On Sunday, 14th of February, the Swami delivered his fourth and last lecture on the “Future of India”. I never saw a more crowded scene or a more enthusiastic audience. The Swami’s oratory was at its best. He seemed like a lion, traversing the platform to and fro. The roar of his voice reverberated everywhere, and with telling effect. One remarkable utterance I can never forget, and it showed the Swami’s powers of foresight and omniscience. Peace, religion, language, government — all together make a nation; but some one of these is the basis and the rest we build on that one. Religion is the keynote of Indian life and Indian nationality can be built on that basis….

The next day, Monday the 15th of February, the Swami left for Calcutta by steamer. Several of his admirers and followers and personal friends accompanied him in order to lake leave when the steamer sailed. Mr. Tilak had invited the Swami to Poona, and he first thought of going there. But he wanted rest, and was ever pining for the Himalayan atmosphere. At the beach, several merchants of the caste of Arya-Vaishyas (known as Komattis) met him and presented a formal address of thanksgiving to him for his services to the holy motherland. The Hon. Mr. Subba Rao of Rajahmundry, presented the address to the Swami on their behalf. The Swami simply bowed his acknowledgement, and made kind inquiries of them. Several boarded the steamer, and remained with the Swami to the last. I was one of them. and the pain of having to part from this heaven-sent mahapurusha (great soul) was felt by each and all of us, who kept crowding about him. I begged of the Swami the favour of a moment’s interview apart, and he came. We walked a few steps, and then I asked and obtained permission to put two questions.
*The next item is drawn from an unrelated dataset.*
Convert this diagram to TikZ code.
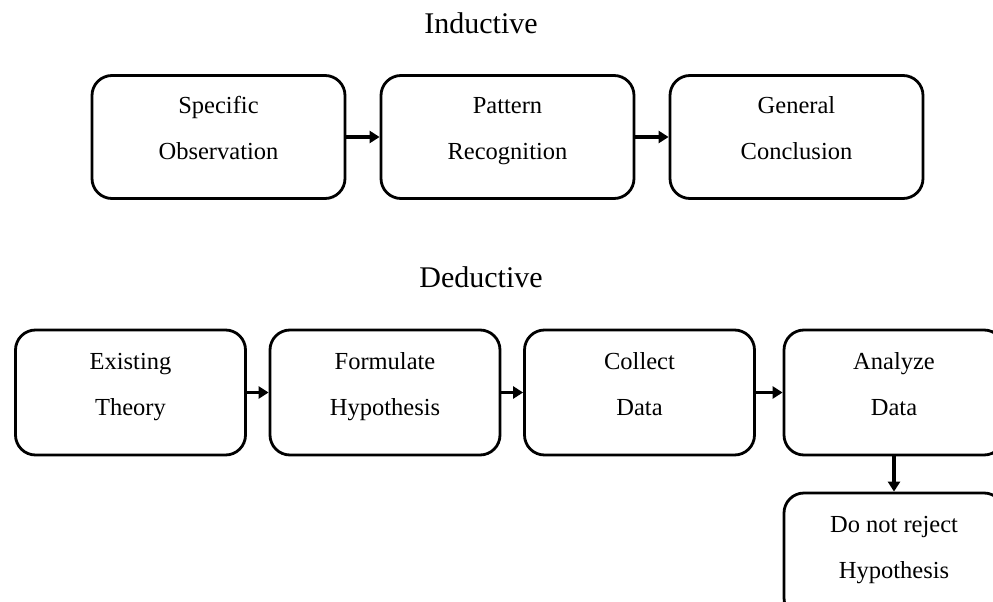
\documentclass[tikz,border=0pt]{standalone}
\usepackage{fontspec}
\setmainfont{Liberation Serif}
\usetikzlibrary{arrows.meta}

\begin{document}
\begin{tikzpicture}[x=1pt,y=-1pt,-{Triangle[length=10pt,width=12pt]},line width=3.4pt,
                    node distance=289pt,
                    step box/.style={rectangle,draw,rounded corners=20pt,line width=2.8pt,
                      minimum width=253pt,minimum height=123pt,align=center,
                      text height=63pt,text depth=18pt,
                      font=\fontsize{24.5}{46}\selectfont},
                    low box/.style={step box,minimum width=230pt,minimum height=125pt},
                    title/.style={anchor=base,font=\fontsize{30}{36}\selectfont}]
  \useasboundingbox (0,0) rectangle (993,602);

  \node[title] (ind) at (481,34) {Inductive};
  \node[step box] (spec) at (218.5,137) {Specific\\Observation};
  \node[step box] (patt) [right of=spec] {Pattern\\Recognition};
  \node[step box] (gen) [right of=patt] {General\\Conclusion};

  \node[title] (ded) at (481,287) {Deductive};
  \begin{scope}[node distance=254.5pt]
    \node[low box] (theo) at (130.5,392.5) {Existing\\Theory};
    \node[low box] (form) [right of=theo] {Formulate\\Hypothesis};
    \node[low box] (coll) [right of=form] {Collect\\Data};
    \node[low box,minimum width=220pt] (ana) [right of=coll] {Analyze\\Data};
    \node[low box,minimum width=220pt] (rej) [below of=ana,node distance=163pt] {Do not reject\\Hypothesis};
  \end{scope}

  \path
    (spec) edge (patt)
    (patt) edge (gen)
    (theo) edge (form)
    (form) edge (coll)
    (coll) edge (ana)
    (ana) edge (rej);
\end{tikzpicture}
\end{document}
First, “Swamiji, tell me, if indeed, you have done lasting good by your mission to so materialistic a people as the Americans and others in the West.” He replied. “Not much, I hope that here and there I have sown a seed which in time might grow and benefit some at least.” The second query was, “When shall we see you again, and on your mission work in South India?” He replied, “Have no doubt about that, I shall take some rest in the Himalayan region, and then burst on the country everywhere like an avalanche.” This was not to be, and I never saw the Swami again. I had looked for the last time on his fathomless and compelling eyes, and at the prophetic fire and glow in the face of him whom I consider the greatest man and teacher of the age, a true mahapurusha and messenger from the heaven to the people of India and to all mankind. Glory to Swami Vivekananda for ever and ever!